Monday, August 4, 2014

NASA IBEX and Voyager driving advances in outer heliosphere research

This image highlights the statically combined survival probability and C-G corrected maps, indicative of energetic neutral atom (ENA) fluxes in the outer heliosphere directed inward and before ionization losses. 

Credit: Southwest Research Institute (SrWI)

Scientists yesterday highlighted an impressive list of achievements in researching the outer heliosphere at the 40th International Committee on Space Research (COSPAR) Scientific Assembly in Moscow.

"Between NASA's Voyager and IBEX missions, it's an incredible time for outer heliospheric science," says Dr. Dave McComas, IBEX principal investigator and assistant vice president of the Space Science and Engineering Division at Southwest Research Institute, who also will be recognized with a 2014 COSPAR Space Science Award at the assembly.

"Ten years ago you could hardly find an outer heliosphere technical session. Now it's the hottest thing going."

The million-mile-per-hour solar wind pushed out by the Sun inflates a giant bubble in the interstellar medium called the heliosphere, which envelops the Earth and the other planets.

After the two Voyager spacecraft, launched in 1977, completed their mission to study Jupiter, Saturn, Uranus and Neptune, they continued on their journey to interstellar space.

IBEX
Another mission, the Interstellar Boundary Explorer (IBEX) launched in 2008, is designed to map and study the global interactions at the boundary between the heliosphere and interstellar space.

Together, the Voyagers and IBEX have helped advance an important area of research to provide insight to humankind's evolving home in the galaxy.

This image shows a selection of dominant ribbon ENA emission regions (red outlined areas in each map). 

The ribbon emissions are strongest at increasingly higher latitudes for higher energies, consistent with the latitude ordering of the solar wind around solar minimum. 

Vredit: Southwest Research Institute (SrWI)

Both Voyagers provide "point" measurements along their journey out of the solar system.
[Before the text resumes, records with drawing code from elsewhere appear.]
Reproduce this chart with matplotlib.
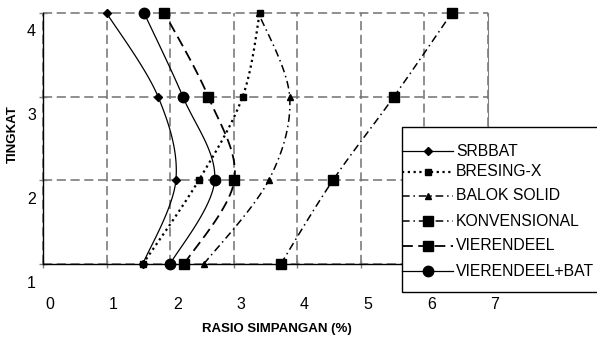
import numpy as np
import matplotlib
matplotlib.use("Agg")
import matplotlib.pyplot as plt
from matplotlib.lines import Line2D
from matplotlib.patches import Rectangle
from matplotlib.transforms import ScaledTranslation

plt.rcParams['font.family'] = ['Liberation Sans', 'DejaVu Sans']

# story levels (TINGKAT) and drift ratios (%) per system
levels = [1, 2, 3, 4]
srbbat = [1.57, 2.09, 1.81, 1.00]
bresing_x = [1.57, 2.45, 3.14, 3.41]
balok_solid = [2.53, 3.55, 3.88, 3.39]
konvensional = [3.74, 4.56, 5.52, 6.43]
vierendeel = [2.22, 3.01, 2.60, 1.91]
vierendeel_bat = [2.00, 2.70, 2.20, 1.59]

names = ["SRBBAT", "BRESING-X", "BALOK SOLID", "KONVENSIONAL",
         "VIERENDEEL", "VIERENDEEL+BAT"]
series = [srbbat, bresing_x, balok_solid, konvensional, vierendeel, vierendeel_bat]

styles = [
    dict(ls='-', lw=0.9, marker='D', ms=4.0),
    dict(ls=(0, (1, 1.6)), lw=1.6, marker='s', ms=4.5),
    dict(ls=(0, (5, 2.5, 1, 2.5)), lw=1.1, marker='^', ms=5.0),
    dict(ls=(0, (5, 2.5, 1, 2.5)), lw=1.1, marker='s', ms=7.5),
    dict(ls=(0, (6, 3)), lw=1.3, marker='s', ms=7.5),
    dict(ls='-', lw=0.9, marker='o', ms=7.5),
]


def smooth(xs, ys, n=40, sx=63.6, sy=83.7):
    """Excel-like smoothed line (Catmull-Rom as cubic Bezier)."""
    p = np.column_stack([np.asarray(xs) * sx, np.asarray(ys) * sy])
    out = []
    t = np.linspace(0, 1, n)[:, None]
    for i in range(len(p) - 1):
        p0 = p[max(i - 1, 0)]
        p1, p2 = p[i], p[i + 1]
        p3 = p[min(i + 2, len(p) - 1)]
        c1 = p1 + (p2 - p0) / 6
        c2 = p2 - (p3 - p1) / 6
        seg = ((1 - t) ** 3) * p1 + 3 * ((1 - t) ** 2) * t * c1 \
            + 3 * (1 - t) * t ** 2 * c2 + t ** 3 * p2
        out.append(seg if i == 0 else seg[1:])
    out = np.vstack(out)
    marks = [0] + [k * (n - 1) for k in range(1, len(p))]
    return out[:, 0] / sx, out[:, 1] / sy, marks


W, H = 597, 342
fig = plt.figure(figsize=(W / 100, H / 100), dpi=100)
ax = fig.add_axes([43 / W, 1 - 264 / H, (488 - 43) / W, (264 - 13) / H])

for vals, st in zip(series, styles):
    sx_, sy_, marks = smooth(vals, levels)
    ax.plot(sx_, sy_, color='black', linestyle=st['ls'], linewidth=st['lw'],
            marker=st['marker'], markersize=st['ms'], markevery=marks,
            clip_on=False, zorder=3)

ax.set_xlim(0, 7)
ax.set_ylim(1, 4)
ax.set_xticks(range(0, 8))
ax.set_yticks(levels)
ax.grid(True, color='#707070', linestyle=(0, (6, 3)), linewidth=1.1)
for gl in ax.get_xgridlines() + ax.get_ygridlines():
    gl.set_clip_on(False)
ax.set_axisbelow(True)

ax.spines['top'].set_visible(False)
ax.spines['right'].set_color('#808080')
ax.spines['left'].set_linewidth(1.0)
ax.spines['bottom'].set_linewidth(1.0)

ax.tick_params(axis='x', direction='inout', length=6, width=1.0,
               color='#808080', pad=21, labelsize=11.5)
ax.tick_params(axis='y', direction='inout', length=6, width=1.0,
               color='#808080', pad=2, labelsize=11.5)

# tick labels sit off their gridlines, as in the original
for lab in ax.get_xticklabels():
    lab.set_transform(lab.get_transform() + ScaledTranslation(0.07, 0, fig.dpi_scale_trans))
for lab in ax.get_yticklabels():
    lab.set_transform(lab.get_transform() + ScaledTranslation(0, -0.175, fig.dpi_scale_trans))

fig.text(277 / W, 1 - 329 / H, "RASIO SIMPANGAN (%)", ha='center', va='center',
         fontsize=9.5, fontweight='bold')
fig.text(13 / W, 1 - 134 / H, "TINGKAT", ha='center', va='center',
         rotation=90, fontsize=9.5, fontweight='bold')

# legend box, drawn by hand so the samples touch the frame
fig.add_artist(Rectangle((402 / W, 1 - 292 / H), (620 - 402) / W, (292 - 127) / H,
                         transform=fig.transFigure, facecolor='white',
                         edgecolor='black', linewidth=1.0, zorder=5))
entry_y = [151, 172, 196, 221, 246, 271]
for name, st, yy in zip(names, styles, entry_y):
    fy = 1 - yy / H
    fig.add_artist(Line2D([402 / W, 428 / W, 453 / W], [fy, fy, fy],
                          transform=fig.transFigure, color='black',
                          linestyle=st['ls'], linewidth=st['lw'],
                          marker=st['marker'], markersize=st['ms'],
                          markevery=[1], zorder=6))
    fig.text(456 / W, fy, name, ha='left', va='center', fontsize=11.3, zorder=6)

fig.savefig("out.png", dpi=100)
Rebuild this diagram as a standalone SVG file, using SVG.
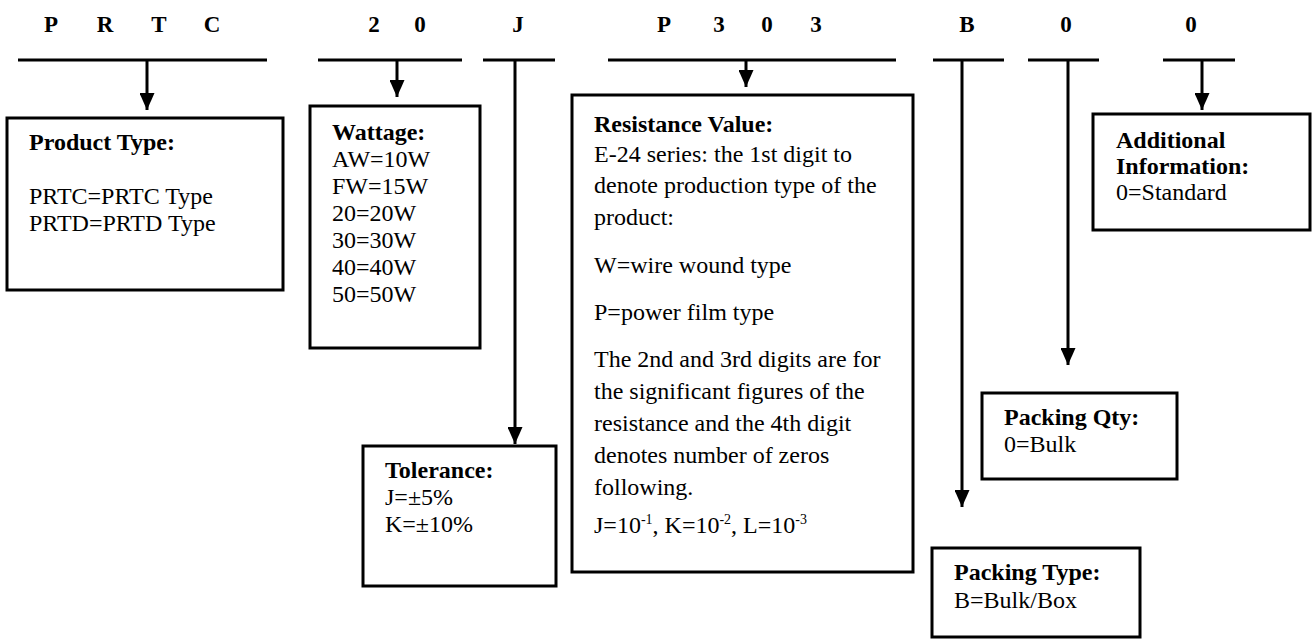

Those measurements offer important details about interactions occurring along their paths.

IBEX complements the Voyagers' measurements by imaging the interactions occurring at the edge of the heliosphere over all directions in space.

"It's a lot like the difference between a CT scan and associated biopsies."

"A biopsy provides specific information at the point it samples, while a CT scan provides the global images and context for the big picture of what's going on."

Dave McComas
The combination of point and global measurements is really dynamite," says McComas.

A ribbon of enhanced emissions snakes through the sky at the boundary between the heliosphere and interstellar space, right between the two Voyager spacecraft point measurements.

The ribbon went undetected until IBEX observed it in 2009.

IBEX creates images of energetic neutral atoms (ENAs) to make visible the invisible energetic interactions at the edge of the solar system. In the paper "IBEX:

The First Five Years (2009)," published this month by The Astrophysical Journal Supplement Series, the science team summarised its first five years of accomplishments, including the first five years of maps showing interactions at the edge of the solar system, a trove of data in multiple formats, and aspects of data analysis and the methods used to refine them.